»»

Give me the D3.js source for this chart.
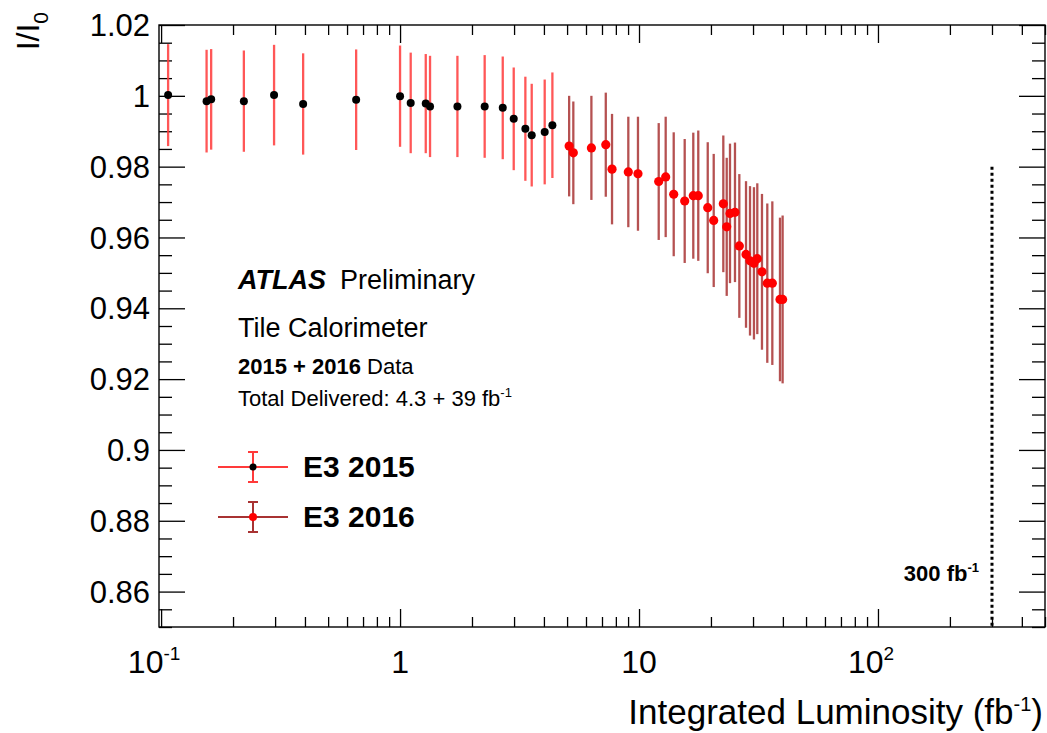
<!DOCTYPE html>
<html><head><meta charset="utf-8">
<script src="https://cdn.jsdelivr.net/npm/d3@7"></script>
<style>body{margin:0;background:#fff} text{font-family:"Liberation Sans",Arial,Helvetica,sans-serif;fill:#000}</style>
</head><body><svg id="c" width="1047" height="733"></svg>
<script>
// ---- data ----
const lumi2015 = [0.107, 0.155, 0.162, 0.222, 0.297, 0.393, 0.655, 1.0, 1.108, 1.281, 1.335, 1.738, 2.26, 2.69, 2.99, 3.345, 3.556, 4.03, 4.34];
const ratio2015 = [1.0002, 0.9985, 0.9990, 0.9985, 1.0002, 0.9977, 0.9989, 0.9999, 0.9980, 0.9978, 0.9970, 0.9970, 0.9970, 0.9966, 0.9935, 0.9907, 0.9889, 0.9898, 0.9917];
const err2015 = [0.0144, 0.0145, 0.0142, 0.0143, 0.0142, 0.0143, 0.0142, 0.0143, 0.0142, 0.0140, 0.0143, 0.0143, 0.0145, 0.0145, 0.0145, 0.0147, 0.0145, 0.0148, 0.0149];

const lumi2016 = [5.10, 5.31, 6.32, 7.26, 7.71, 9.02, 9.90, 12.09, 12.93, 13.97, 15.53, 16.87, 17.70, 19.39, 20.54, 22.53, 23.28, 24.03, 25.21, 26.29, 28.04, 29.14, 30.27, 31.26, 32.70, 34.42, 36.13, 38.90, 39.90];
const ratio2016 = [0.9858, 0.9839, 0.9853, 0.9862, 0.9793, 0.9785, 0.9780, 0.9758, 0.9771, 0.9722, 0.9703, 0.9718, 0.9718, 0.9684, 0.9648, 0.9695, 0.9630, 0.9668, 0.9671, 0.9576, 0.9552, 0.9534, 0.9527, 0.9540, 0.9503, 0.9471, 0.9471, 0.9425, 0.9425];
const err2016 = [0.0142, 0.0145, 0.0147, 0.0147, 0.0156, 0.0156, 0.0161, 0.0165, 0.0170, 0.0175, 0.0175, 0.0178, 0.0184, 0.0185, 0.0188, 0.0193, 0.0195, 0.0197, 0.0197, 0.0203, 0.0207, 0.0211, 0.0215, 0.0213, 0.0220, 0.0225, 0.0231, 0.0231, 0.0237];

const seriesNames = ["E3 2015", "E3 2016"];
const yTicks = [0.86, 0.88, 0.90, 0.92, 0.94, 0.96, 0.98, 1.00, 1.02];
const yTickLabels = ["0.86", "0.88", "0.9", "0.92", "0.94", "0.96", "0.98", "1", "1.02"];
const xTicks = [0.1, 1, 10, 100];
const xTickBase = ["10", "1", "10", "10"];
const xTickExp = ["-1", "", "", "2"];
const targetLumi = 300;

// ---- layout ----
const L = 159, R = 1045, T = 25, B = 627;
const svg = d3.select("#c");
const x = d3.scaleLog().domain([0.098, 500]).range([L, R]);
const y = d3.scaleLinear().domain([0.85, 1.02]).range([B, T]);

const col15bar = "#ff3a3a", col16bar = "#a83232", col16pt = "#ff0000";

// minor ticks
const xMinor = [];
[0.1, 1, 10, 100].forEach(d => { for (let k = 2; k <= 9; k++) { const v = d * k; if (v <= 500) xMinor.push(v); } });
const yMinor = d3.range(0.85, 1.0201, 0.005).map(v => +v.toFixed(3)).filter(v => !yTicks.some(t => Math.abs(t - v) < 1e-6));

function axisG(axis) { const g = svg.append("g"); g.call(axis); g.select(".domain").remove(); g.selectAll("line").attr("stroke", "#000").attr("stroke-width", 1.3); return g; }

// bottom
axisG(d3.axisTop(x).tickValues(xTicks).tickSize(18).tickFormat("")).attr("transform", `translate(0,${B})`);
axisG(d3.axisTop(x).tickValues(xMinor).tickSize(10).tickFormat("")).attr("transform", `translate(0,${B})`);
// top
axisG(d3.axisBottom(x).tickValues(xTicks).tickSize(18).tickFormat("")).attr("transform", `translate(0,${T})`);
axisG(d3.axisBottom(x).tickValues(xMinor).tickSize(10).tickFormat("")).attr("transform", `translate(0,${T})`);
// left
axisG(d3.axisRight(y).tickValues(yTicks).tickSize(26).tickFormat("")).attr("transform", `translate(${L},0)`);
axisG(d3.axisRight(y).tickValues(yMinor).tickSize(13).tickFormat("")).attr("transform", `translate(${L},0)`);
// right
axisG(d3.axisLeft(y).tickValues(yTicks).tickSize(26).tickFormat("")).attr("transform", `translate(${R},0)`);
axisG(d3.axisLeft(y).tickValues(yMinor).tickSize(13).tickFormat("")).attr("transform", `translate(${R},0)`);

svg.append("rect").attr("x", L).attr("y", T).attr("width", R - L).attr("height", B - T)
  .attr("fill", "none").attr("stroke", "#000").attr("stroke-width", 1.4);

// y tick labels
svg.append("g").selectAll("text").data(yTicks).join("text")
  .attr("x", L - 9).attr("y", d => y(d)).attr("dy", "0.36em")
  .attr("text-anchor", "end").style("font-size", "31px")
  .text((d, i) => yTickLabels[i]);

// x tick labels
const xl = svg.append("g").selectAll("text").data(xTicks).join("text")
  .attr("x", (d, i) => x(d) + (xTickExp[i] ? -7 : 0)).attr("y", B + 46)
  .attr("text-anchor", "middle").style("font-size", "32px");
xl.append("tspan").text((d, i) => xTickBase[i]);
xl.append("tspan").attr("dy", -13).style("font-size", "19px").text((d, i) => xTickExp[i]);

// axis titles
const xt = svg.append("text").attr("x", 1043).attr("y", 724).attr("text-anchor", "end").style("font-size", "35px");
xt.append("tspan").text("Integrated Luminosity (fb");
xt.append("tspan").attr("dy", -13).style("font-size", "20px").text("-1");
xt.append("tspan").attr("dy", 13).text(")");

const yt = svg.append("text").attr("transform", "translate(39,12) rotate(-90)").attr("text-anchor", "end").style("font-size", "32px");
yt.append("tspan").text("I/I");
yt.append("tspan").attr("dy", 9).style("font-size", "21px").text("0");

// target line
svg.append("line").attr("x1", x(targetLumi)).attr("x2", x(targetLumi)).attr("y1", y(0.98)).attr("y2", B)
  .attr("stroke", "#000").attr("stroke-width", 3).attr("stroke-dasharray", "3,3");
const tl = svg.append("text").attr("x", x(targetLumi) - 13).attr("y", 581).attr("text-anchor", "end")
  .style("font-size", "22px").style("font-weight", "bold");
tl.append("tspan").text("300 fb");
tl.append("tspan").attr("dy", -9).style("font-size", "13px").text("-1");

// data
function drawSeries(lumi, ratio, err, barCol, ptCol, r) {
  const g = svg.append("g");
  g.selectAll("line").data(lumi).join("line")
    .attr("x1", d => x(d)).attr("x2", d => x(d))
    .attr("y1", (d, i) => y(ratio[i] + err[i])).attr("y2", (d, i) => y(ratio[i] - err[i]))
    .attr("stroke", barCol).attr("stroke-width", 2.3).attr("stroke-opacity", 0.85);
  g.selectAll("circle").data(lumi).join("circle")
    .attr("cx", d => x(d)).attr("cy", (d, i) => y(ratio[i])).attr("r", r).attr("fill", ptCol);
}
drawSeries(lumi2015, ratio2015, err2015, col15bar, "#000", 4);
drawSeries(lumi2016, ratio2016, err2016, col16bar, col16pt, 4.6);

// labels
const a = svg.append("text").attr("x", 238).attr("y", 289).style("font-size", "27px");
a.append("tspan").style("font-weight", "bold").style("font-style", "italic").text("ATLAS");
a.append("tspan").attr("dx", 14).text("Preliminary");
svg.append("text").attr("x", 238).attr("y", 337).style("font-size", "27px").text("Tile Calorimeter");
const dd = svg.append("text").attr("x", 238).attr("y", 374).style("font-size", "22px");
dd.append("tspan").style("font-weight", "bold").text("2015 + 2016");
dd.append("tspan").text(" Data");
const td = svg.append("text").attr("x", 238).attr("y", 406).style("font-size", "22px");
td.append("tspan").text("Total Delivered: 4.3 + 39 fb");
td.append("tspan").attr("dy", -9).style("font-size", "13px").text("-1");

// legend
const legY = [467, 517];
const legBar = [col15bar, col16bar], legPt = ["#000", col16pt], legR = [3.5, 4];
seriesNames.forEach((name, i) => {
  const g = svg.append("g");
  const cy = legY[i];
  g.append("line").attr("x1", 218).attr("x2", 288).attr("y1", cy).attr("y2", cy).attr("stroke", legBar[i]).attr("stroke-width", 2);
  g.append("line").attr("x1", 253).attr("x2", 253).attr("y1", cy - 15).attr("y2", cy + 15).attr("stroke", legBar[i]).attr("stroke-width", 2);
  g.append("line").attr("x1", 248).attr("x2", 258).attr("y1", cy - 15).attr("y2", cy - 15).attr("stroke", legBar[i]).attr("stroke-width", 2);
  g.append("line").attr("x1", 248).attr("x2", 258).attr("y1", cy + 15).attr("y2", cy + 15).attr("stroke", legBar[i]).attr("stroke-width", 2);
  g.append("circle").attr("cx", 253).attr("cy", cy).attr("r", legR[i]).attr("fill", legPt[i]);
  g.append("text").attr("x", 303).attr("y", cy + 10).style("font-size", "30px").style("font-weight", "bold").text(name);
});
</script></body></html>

««

[Task instructions]: Begin at the first line of the data above and repeat each line exactly, stopping after the line containing "0.0145, 0.0148, 0.0149];". Omit the pictures.

[Expected answer]:
Give me the D3.js source for this chart.
<!DOCTYPE html>
<html><head><meta charset="utf-8">
<script src="https://cdn.jsdelivr.net/npm/d3@7"></script>
<style>body{margin:0;background:#fff} text{font-family:"Liberation Sans",Arial,Helvetica,sans-serif;fill:#000}</style>
</head><body><svg id="c" width="1047" height="733"></svg>
<script>
// ---- data ----
const lumi2015 = [0.107, 0.155, 0.162, 0.222, 0.297, 0.393, 0.655, 1.0, 1.108, 1.281, 1.335, 1.738, 2.26, 2.69, 2.99, 3.345, 3.556, 4.03, 4.34];
const ratio2015 = [1.0002, 0.9985, 0.9990, 0.9985, 1.0002, 0.9977, 0.9989, 0.9999, 0.9980, 0.9978, 0.9970, 0.9970, 0.9970, 0.9966, 0.9935, 0.9907, 0.9889, 0.9898, 0.9917];
const err2015 = [0.0144, 0.0145, 0.0142, 0.0143, 0.0142, 0.0143, 0.0142, 0.0143, 0.0142, 0.0140, 0.0143, 0.0143, 0.0145, 0.0145, 0.0145, 0.0147, 0.0145, 0.0148, 0.0149];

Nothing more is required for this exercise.